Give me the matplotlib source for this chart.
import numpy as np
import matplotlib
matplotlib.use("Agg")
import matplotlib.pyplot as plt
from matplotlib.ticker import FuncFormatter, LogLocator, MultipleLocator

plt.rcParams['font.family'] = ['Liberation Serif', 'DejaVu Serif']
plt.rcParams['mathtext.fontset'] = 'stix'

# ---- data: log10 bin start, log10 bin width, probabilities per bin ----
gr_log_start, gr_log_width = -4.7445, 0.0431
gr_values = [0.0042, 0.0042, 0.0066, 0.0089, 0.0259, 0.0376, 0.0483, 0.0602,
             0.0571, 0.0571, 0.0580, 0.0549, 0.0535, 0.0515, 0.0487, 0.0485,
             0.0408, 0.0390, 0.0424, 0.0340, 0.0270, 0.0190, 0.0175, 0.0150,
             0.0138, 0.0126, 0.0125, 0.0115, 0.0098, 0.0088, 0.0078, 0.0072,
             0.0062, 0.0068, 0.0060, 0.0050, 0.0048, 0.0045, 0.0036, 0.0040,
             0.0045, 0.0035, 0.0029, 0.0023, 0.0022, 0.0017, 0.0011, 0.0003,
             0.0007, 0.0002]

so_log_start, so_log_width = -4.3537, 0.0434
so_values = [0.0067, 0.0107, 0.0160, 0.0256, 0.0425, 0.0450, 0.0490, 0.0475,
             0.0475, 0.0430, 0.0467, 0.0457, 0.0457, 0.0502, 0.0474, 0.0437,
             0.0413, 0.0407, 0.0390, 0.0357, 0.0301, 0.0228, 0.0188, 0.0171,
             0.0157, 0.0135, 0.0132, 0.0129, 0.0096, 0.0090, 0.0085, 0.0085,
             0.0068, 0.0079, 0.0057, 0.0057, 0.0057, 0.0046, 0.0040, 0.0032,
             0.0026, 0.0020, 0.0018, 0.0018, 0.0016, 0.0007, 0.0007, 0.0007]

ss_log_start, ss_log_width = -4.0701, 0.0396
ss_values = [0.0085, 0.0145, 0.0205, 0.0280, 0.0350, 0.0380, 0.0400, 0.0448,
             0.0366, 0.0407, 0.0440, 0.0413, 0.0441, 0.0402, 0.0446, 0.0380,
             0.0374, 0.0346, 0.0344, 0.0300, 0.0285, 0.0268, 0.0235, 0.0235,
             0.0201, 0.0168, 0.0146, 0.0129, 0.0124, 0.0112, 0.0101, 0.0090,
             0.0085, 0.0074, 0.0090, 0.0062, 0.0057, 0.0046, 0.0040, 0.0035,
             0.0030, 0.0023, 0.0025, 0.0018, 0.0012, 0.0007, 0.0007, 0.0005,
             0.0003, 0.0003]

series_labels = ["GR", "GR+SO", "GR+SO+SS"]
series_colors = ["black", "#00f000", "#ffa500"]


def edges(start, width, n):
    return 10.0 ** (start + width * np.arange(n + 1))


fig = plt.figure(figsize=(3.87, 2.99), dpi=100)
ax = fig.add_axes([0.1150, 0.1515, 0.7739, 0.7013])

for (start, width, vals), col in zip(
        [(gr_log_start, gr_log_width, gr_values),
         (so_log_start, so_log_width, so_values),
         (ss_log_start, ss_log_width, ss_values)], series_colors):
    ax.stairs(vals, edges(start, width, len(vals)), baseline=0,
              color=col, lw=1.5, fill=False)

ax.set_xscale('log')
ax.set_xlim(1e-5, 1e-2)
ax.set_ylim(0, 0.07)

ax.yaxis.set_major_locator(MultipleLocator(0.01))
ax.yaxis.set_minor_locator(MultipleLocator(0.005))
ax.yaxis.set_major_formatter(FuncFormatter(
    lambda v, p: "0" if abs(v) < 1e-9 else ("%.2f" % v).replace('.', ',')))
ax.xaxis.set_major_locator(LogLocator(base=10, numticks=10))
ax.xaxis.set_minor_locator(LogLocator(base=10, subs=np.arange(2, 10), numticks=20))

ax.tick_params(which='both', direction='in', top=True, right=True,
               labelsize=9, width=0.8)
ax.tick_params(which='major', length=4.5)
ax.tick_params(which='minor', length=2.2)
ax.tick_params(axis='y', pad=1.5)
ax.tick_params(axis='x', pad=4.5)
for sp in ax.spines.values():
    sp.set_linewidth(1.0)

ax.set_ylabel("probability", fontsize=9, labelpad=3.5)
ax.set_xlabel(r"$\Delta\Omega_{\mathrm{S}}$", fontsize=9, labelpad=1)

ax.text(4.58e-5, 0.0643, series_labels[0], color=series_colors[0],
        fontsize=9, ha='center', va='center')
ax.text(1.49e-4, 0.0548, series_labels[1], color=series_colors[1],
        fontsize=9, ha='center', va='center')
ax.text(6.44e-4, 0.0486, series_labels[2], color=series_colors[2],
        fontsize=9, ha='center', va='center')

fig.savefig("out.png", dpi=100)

## What the exercise asks
Extract the complete listing verbatim.

## Output for this task
Give me the matplotlib source for this chart.
import numpy as np
import matplotlib
matplotlib.use("Agg")
import matplotlib.pyplot as plt
from matplotlib.ticker import FuncFormatter, LogLocator, MultipleLocator

plt.rcParams['font.family'] = ['Liberation Serif', 'DejaVu Serif']
plt.rcParams['mathtext.fontset'] = 'stix'

# ---- data: log10 bin start, log10 bin width, probabilities per bin ----
gr_log_start, gr_log_width = -4.7445, 0.0431
gr_values = [0.0042, 0.0042, 0.0066, 0.0089, 0.0259, 0.0376, 0.0483, 0.0602,
             0.0571, 0.0571, 0.0580, 0.0549, 0.0535, 0.0515, 0.0487, 0.0485,
             0.0408, 0.0390, 0.0424, 0.0340, 0.0270, 0.0190, 0.0175, 0.0150,
             0.0138, 0.0126, 0.0125, 0.0115, 0.0098, 0.0088, 0.0078, 0.0072,
             0.0062, 0.0068, 0.0060, 0.0050, 0.0048, 0.0045, 0.0036, 0.0040,
             0.0045, 0.0035, 0.0029, 0.0023, 0.0022, 0.0017, 0.0011, 0.0003,
             0.0007, 0.0002]

so_log_start, so_log_width = -4.3537, 0.0434
so_values = [0.0067, 0.0107, 0.0160, 0.0256, 0.0425, 0.0450, 0.0490, 0.0475,
             0.0475, 0.0430, 0.0467, 0.0457, 0.0457, 0.0502, 0.0474, 0.0437,
             0.0413, 0.0407, 0.0390, 0.0357, 0.0301, 0.0228, 0.0188, 0.0171,
             0.0157, 0.0135, 0.0132, 0.0129, 0.0096, 0.0090, 0.0085, 0.0085,
             0.0068, 0.0079, 0.0057, 0.0057, 0.0057, 0.0046, 0.0040, 0.0032,
             0.0026, 0.0020, 0.0018, 0.0018, 0.0016, 0.0007, 0.0007, 0.0007]

ss_log_start, ss_log_width = -4.0701, 0.0396
ss_values = [0.0085, 0.0145, 0.0205, 0.0280, 0.0350, 0.0380, 0.0400, 0.0448,
             0.0366, 0.0407, 0.0440, 0.0413, 0.0441, 0.0402, 0.0446, 0.0380,
             0.0374, 0.0346, 0.0344, 0.0300, 0.0285, 0.0268, 0.0235, 0.0235,
             0.0201, 0.0168, 0.0146, 0.0129, 0.0124, 0.0112, 0.0101, 0.0090,
             0.0085, 0.0074, 0.0090, 0.0062, 0.0057, 0.0046, 0.0040, 0.0035,
             0.0030, 0.0023, 0.0025, 0.0018, 0.0012, 0.0007, 0.0007, 0.0005,
             0.0003, 0.0003]

series_labels = ["GR", "GR+SO", "GR+SO+SS"]
series_colors = ["black", "#00f000", "#ffa500"]


def edges(start, width, n):
    return 10.0 ** (start + width * np.arange(n + 1))


fig = plt.figure(figsize=(3.87, 2.99), dpi=100)
ax = fig.add_axes([0.1150, 0.1515, 0.7739, 0.7013])

for (start, width, vals), col in zip(
        [(gr_log_start, gr_log_width, gr_values),
         (so_log_start, so_log_width, so_values),
         (ss_log_start, ss_log_width, ss_values)], series_colors):
    ax.stairs(vals, edges(start, width, len(vals)), baseline=0,
              color=col, lw=1.5, fill=False)

ax.set_xscale('log')
ax.set_xlim(1e-5, 1e-2)
ax.set_ylim(0, 0.07)

ax.yaxis.set_major_locator(MultipleLocator(0.01))
ax.yaxis.set_minor_locator(MultipleLocator(0.005))
ax.yaxis.set_major_formatter(FuncFormatter(
    lambda v, p: "0" if abs(v) < 1e-9 else ("%.2f" % v).replace('.', ',')))
ax.xaxis.set_major_locator(LogLocator(base=10, numticks=10))
ax.xaxis.set_minor_locator(LogLocator(base=10, subs=np.arange(2, 10), numticks=20))

ax.tick_params(which='both', direction='in', top=True, right=True,
               labelsize=9, width=0.8)
ax.tick_params(which='major', length=4.5)
ax.tick_params(which='minor', length=2.2)
ax.tick_params(axis='y', pad=1.5)
ax.tick_params(axis='x', pad=4.5)
for sp in ax.spines.values():
    sp.set_linewidth(1.0)

ax.set_ylabel("probability", fontsize=9, labelpad=3.5)
ax.set_xlabel(r"$\Delta\Omega_{\mathrm{S}}$", fontsize=9, labelpad=1)

ax.text(4.58e-5, 0.0643, series_labels[0], color=series_colors[0],
        fontsize=9, ha='center', va='center')
ax.text(1.49e-4, 0.0548, series_labels[1], color=series_colors[1],
        fontsize=9, ha='center', va='center')
ax.text(6.44e-4, 0.0486, series_labels[2], color=series_colors[2],
        fontsize=9, ha='center', va='center')

fig.savefig("out.png", dpi=100)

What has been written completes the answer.